Mexico: Another (small) emergency rate cut

Mexico’s central bank surprised with an emergency 50bp rate cut today, as expectations of a collapse in economic activity intensified, following a series of credit rating downgrades and a sharp deterioration in the outlook for the oil sector

Monetary policy remains unusually restrictive in Mexico

Mexico’s central bank, for the second time in exactly one month, decided to reduce the policy rate during an off-schedule policy meeting. This is an unusual position for this central bank, which is seen as especially conservative, and it is surprising since policymakers have been particularly worried about the risk to financial stability stemming from credit-rating downgrades.

Such worries became reality, over the past month, when three major rating agencies downgraded the sovereign. This series of negative announcements culminated with Moody’s decision, last Friday, to downgrade the sovereign and, more consequentially, move PEMEX into a sub-investment-grade category.

Banxico’s decision is less surprising when considering the fast-deteriorating economic activity outlook, which contrasts sharply with the relatively muted government reaction seen so far. In fact, when compared to its LATAM peers, the Mexican government continues to stand out for its relatively timid economic policy relief effort, both fiscal and monetary, in response to the coronavirus outbreak.
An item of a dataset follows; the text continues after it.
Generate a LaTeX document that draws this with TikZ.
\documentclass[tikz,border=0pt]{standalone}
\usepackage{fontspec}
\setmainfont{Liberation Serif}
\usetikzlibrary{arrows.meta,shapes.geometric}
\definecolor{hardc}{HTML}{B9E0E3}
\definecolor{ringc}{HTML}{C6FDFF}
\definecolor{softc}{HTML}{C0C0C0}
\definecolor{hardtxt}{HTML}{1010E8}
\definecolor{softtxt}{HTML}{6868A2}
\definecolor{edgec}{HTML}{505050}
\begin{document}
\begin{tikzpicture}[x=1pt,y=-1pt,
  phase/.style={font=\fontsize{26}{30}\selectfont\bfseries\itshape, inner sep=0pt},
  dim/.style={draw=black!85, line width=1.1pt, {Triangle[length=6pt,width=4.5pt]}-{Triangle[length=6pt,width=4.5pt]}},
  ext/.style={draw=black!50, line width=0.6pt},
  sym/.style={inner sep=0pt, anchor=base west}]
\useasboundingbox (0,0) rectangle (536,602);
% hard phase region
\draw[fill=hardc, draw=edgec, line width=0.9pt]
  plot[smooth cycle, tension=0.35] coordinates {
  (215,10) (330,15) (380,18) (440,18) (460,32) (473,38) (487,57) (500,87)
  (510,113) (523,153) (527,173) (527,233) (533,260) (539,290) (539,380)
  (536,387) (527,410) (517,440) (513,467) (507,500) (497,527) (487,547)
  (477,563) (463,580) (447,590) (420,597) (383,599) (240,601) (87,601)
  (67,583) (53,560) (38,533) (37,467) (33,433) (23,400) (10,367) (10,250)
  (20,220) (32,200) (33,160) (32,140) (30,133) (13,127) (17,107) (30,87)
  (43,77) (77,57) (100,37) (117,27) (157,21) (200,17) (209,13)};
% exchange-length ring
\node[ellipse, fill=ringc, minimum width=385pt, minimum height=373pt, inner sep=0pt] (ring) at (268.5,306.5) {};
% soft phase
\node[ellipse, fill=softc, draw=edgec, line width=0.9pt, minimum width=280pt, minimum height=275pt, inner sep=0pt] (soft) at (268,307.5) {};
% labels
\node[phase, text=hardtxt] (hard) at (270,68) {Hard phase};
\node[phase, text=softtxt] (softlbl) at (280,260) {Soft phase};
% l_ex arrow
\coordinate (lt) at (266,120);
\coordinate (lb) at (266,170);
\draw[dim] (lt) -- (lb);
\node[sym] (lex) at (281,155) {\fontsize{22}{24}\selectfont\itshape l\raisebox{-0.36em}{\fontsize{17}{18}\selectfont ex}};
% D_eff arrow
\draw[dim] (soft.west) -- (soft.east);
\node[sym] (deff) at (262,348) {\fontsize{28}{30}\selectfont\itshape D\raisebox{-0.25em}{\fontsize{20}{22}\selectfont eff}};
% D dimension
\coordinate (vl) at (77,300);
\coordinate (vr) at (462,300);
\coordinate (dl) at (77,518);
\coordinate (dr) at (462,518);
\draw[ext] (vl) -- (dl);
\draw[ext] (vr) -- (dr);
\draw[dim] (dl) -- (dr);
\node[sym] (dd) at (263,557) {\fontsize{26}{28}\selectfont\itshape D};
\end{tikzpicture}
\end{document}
Mexico is likely to suffer one of the most severe recessions in the region. Banxico stated today that it expects economic activity to drop by 5% year-on-year during the first half of the year, but we expect full-year GDP growth expectations to drop further, possibly towards 7-8% in the nearer term.
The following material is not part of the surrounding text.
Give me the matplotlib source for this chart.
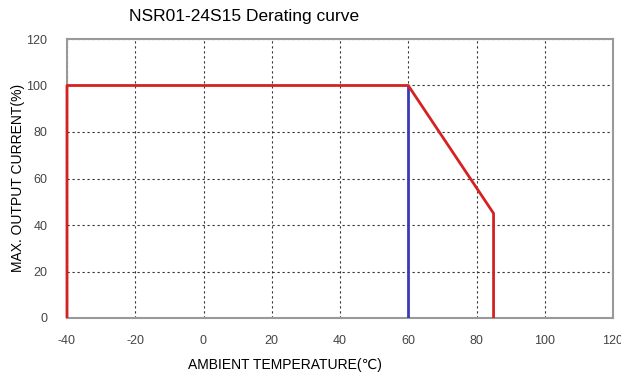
import matplotlib
matplotlib.use('Agg')
import matplotlib.pyplot as plt

# derating curve data
temp_red = [-40, -40, 60, 85, 85]
curr_red = [0, 100, 100, 45, 0]
temp_blue = [60, 60]
curr_blue = [0, 100]

xticks = [-40, -20, 0, 20, 40, 60, 80, 100, 120]
yticks = [0, 20, 40, 60, 80, 100, 120]

plt.rcParams['font.family'] = ['Liberation Sans', 'DejaVu Sans']
plt.rcParams['axes.unicode_minus'] = False

fig = plt.figure(figsize=(6.21, 3.78), dpi=100)
ax = fig.add_axes([67/621, 60/378, 546/621, 279/378])

ax.set_xlim(-40, 120)
ax.set_ylim(0, 120)
ax.set_xticks(xticks)
ax.set_yticks(yticks)
ax.tick_params(length=0, labelsize=9, colors='#444444')
ax.tick_params(axis='x', pad=12)
ax.tick_params(axis='y', pad=14)

ax.grid(True, color='#333333', linestyle=(0, (2, 2.5)), linewidth=0.8)
ax.set_axisbelow(True)
for s in ax.spines.values():
    s.set_color('#999999')
    s.set_linewidth(1.5)

ax.plot(temp_blue, curr_blue, color='#3a3ab8', linewidth=2, solid_capstyle='butt', zorder=3)
ax.plot(temp_red, curr_red, color='#d42222', linewidth=2, solid_capstyle='butt', clip_on=False, zorder=3)

fig.text(244/621, 1 - 17/378, 'NSR01-24S15 Derating curve', ha='center', va='center', fontsize=12.5)
fig.text(285/621, 1 - 365/378, 'AMBIENT TEMPERATURE(\u2103)', ha='center', va='center', fontsize=10)
fig.text(18/621, 1 - 178/378, 'MAX. OUTPUT CURRENT(%)', ha='center', va='center', fontsize=10, rotation=90)

fig.savefig('out.png', dpi=100)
As seen in the chart above, even after today’s cut, Mexico’s policy rate remains considerably higher than the levels seen elsewhere in LATAM. In their post-meeting statement, policymakers signaled that further cuts are likely, and that other measures to boost local market liquidity would be implemented.

The more clearly dovish stance, which should consolidate following the sharp drop in headline inflation expected to take place this month, suggests that the terminal rate of this easing cycle is likely to be lower than we previously thought. The cycle is likely to be more frontloaded as well, with the policy rate possibly reaching 4.5% in the next few months, from 6% now.